Andrew Sullivan argues against the government trying to run either G.M. or Afghanistan:
I understand why conservatives balk at the notion of a politician running a car company. Obama hasn't done much with GM yet, but if he is not careful, he could easily get trapped, as David Brooks notes, in a hell of a pickle. He will face political pressure to hang in, even as the company continues to fail. And he has no expertise of the kind needed to run a car company. And this is the core conservative insight here: success is hard; it requires close attention to the details of a business or an enterprise; it takes experience and judgment and practical knowledge that no politician or economist or analyst has. Now I know GM's management has sucked as well - but that doesn't mean that government won't suck a lot more. This is a classic case of a mismatch between what a politician can do and what he is trying to do: an over-reach, a categorical error.
But why, pray, does this not equally apply to running Iraq or Afghanistan?
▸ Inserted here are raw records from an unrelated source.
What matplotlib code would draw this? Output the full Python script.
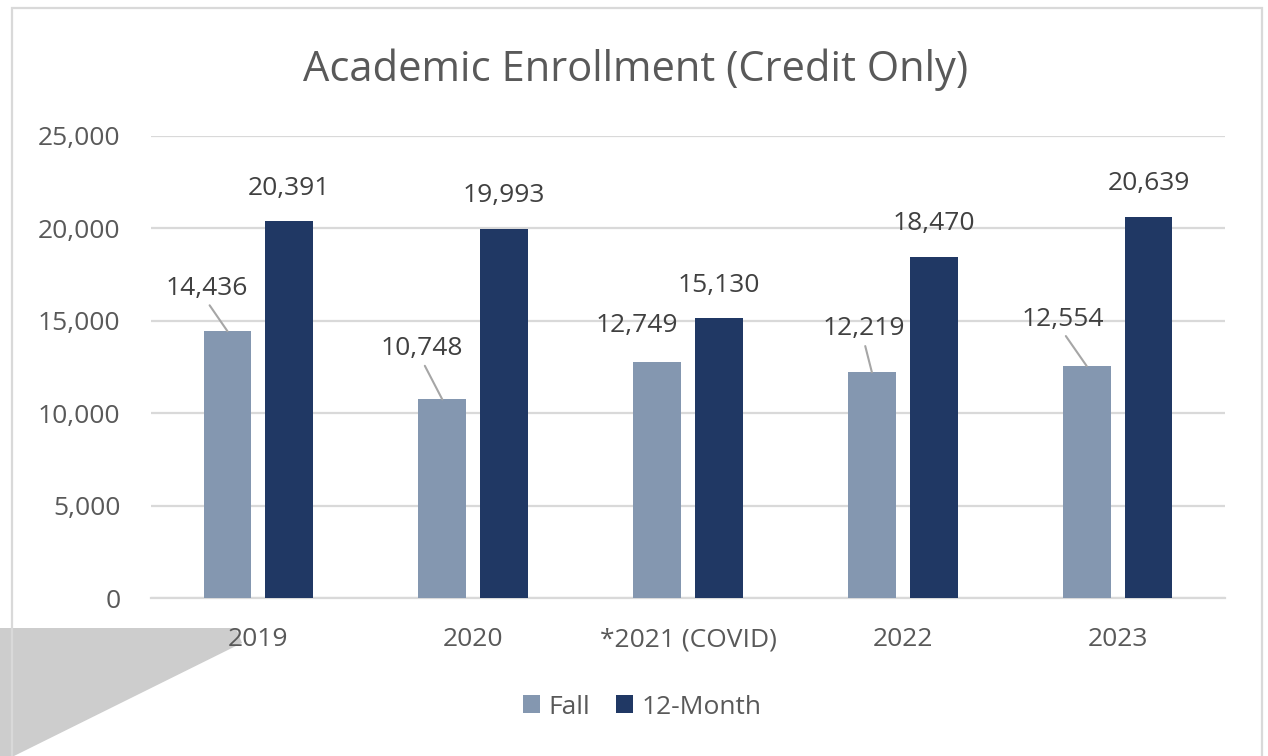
import numpy as np
import matplotlib
matplotlib.use("Agg")
import matplotlib.pyplot as plt
from matplotlib.patches import Polygon, Rectangle

plt.rcParams['font.family'] = ['Open Sans', 'DejaVu Sans']

years = ['2019', '2020', '*2021 (COVID)', '2022', '2023']
fall = [14436, 10748, 12749, 12219, 12554]
twelve_month = [20391, 19993, 15130, 18470, 20639]

# where Excel put the Fall labels (pixels from the bar top), and whether a leader line shows
fall_label_offsets = [(-21, 43), (-20, 51), (-20, 37), (-8, 44), (-24, 47)]
fall_leader = [True, True, False, True, True]

W, H = 1268, 756
fig = plt.figure(figsize=(W / 100, H / 100), dpi=100)
fig.patch.set_facecolor('white')

# grey shadow bottom-left and chart border
shadow = [(0, 628), (236, 628), (242, 643), (14, 756), (0, 756)]
fig.patches.append(Polygon([(x / W, 1 - y / H) for x, y in shadow], closed=True,
                           transform=fig.transFigure, facecolor='#CDCDCD',
                           edgecolor='none', zorder=-2))
fig.patches.append(Rectangle((12 / W, -0.05), (1262 - 12) / W, 1.05 - 8 / H,
                             transform=fig.transFigure, facecolor='none',
                             edgecolor='#D9D9D9', lw=1.6, zorder=-1))

ax = fig.add_axes([151 / W, (H - 598) / H, (1225 - 151) / W, (598 - 136) / H])
ax.set_facecolor('none')

x = np.arange(len(years))
bw = 0.223
off = 0.144
b1 = ax.bar(x - off, fall, bw, color='#8497B0', label='Fall', zorder=3)
b2 = ax.bar(x + off, twelve_month, bw, color='#203864', label='12-Month', zorder=3)

ax.set_xlim(-0.5, len(years) - 0.5)
ax.set_ylim(0, 25000)
ax.set_yticks(np.arange(0, 25001, 5000))
ax.set_yticklabels([f'{v:,}' for v in range(0, 25001, 5000)])
ax.set_xticks(x)
ax.set_xticklabels(years)
ax.grid(axis='y', color='#D9D9D9', lw=1.6, zorder=0)
for s in ['top', 'right', 'left']:
    ax.spines[s].set_visible(False)
ax.spines['bottom'].set_color('#D9D9D9')
ax.spines['bottom'].set_linewidth(1.6)
ax.tick_params(axis='both', length=0, labelsize=19, colors='#595959')
ax.tick_params(axis='x', pad=21)
ax.tick_params(axis='y', pad=22)

lab_color = '#404040'
for i, v in enumerate(twelve_month):
    ax.annotate(f'{v:,}', (x[i] + off, v), xytext=(0, 33), textcoords='offset pixels',
                ha='center', va='center', fontsize=19, color=lab_color)

for i, v in enumerate(fall):
    dx, dy = fall_label_offsets[i]
    props = None
    if fall_leader[i]:
        props = dict(arrowstyle='-', color='#A6A6A6', lw=1.5, relpos=(0.5, 0),
                     patchA=None, shrinkA=4, shrinkB=0)
    ax.annotate(f'{v:,}', (x[i] - off, v), xytext=(dx, dy), textcoords='offset pixels',
                ha='center', va='center', fontsize=19, color=lab_color,
                arrowprops=props)

fig.text(636 / W, 1 - 70 / H, 'Academic Enrollment (Credit Only)', ha='center',
         va='center', fontsize=30, color='#595959')

fig.legend(handles=[b1, b2], labels=['Fall', '12-Month'], loc='center',
           bbox_to_anchor=(642 / W, 1 - 707 / H), ncol=2, frameon=False,
           fontsize=19, labelcolor='#595959', handlelength=0.65, handleheight=0.65,
           handletextpad=0.3, columnspacing=1.0)

fig.savefig('out.png', dpi=100)
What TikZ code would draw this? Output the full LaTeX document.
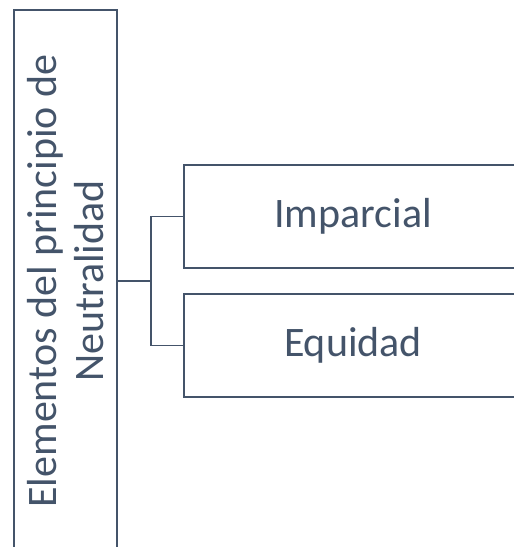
\documentclass[tikz,border=0pt]{standalone}
\usepackage{fontspec}
\setmainfont{Carlito}
\usepackage{tikz}
\definecolor{slate}{HTML}{44546A}

\begin{document}
\begin{tikzpicture}[x=0.5pt, y=-0.5pt, line width=0.8pt,
  itembox/.style={rectangle, draw=slate, text=slate, inner sep=0pt, font=\fontsize{21}{23.5}\selectfont, align=center}]
\useasboundingbox (0,0) rectangle (514,547);
\clip (0,0) rectangle (514,547);
\node [itembox, rotate=90, minimum width=271pt, minimum height=51.5pt] (neut) at (65.5,281) {Elementos del principio de\\Neutralidad};
\node [itembox, minimum width=169pt, minimum height=51.5pt] (imp) at (353,216.5) {Imparcial};
\node [itembox, minimum width=169pt, minimum height=51.5pt] (equ) at (353,345.5) {Equidad};
\coordinate (fork) at (151,281);

\draw[slate] (neut.south) -- (fork) |- (imp.west);
\draw[slate] (fork) |- (equ.west);
\end{tikzpicture}
\end{document}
Why does our conservative elite believe that these vast, complex, foreign cultures and countries are somehow more manageable than GM? What expertise does Barack Obama have in running Afghanistan?
In general, I tend to agree with him here. But it depends on the purpose for which you're intervening. If it's the FDIC going in to take over a bank, cleaning it out, and basically getting out, that's one thing. If it's to try and keep it running, then Sullivan's conservatism makes sense to me.
One exception to this may be the health care system. I'm not sure that you can run this with a hybrid system, with government paying for a large chunk of it via medicare and medicaid, and private industry getting the profits and determining the costs. That's a recipe for unsustainability. It probably needs to be one way or the other--all private or all public. Since all private would be unacceptable to most people these days, given the horrific consequences, all public is probably the only alternative. But I don't think we have the political will to do this until it forced upon us by circumstances, namely a collapse of the system.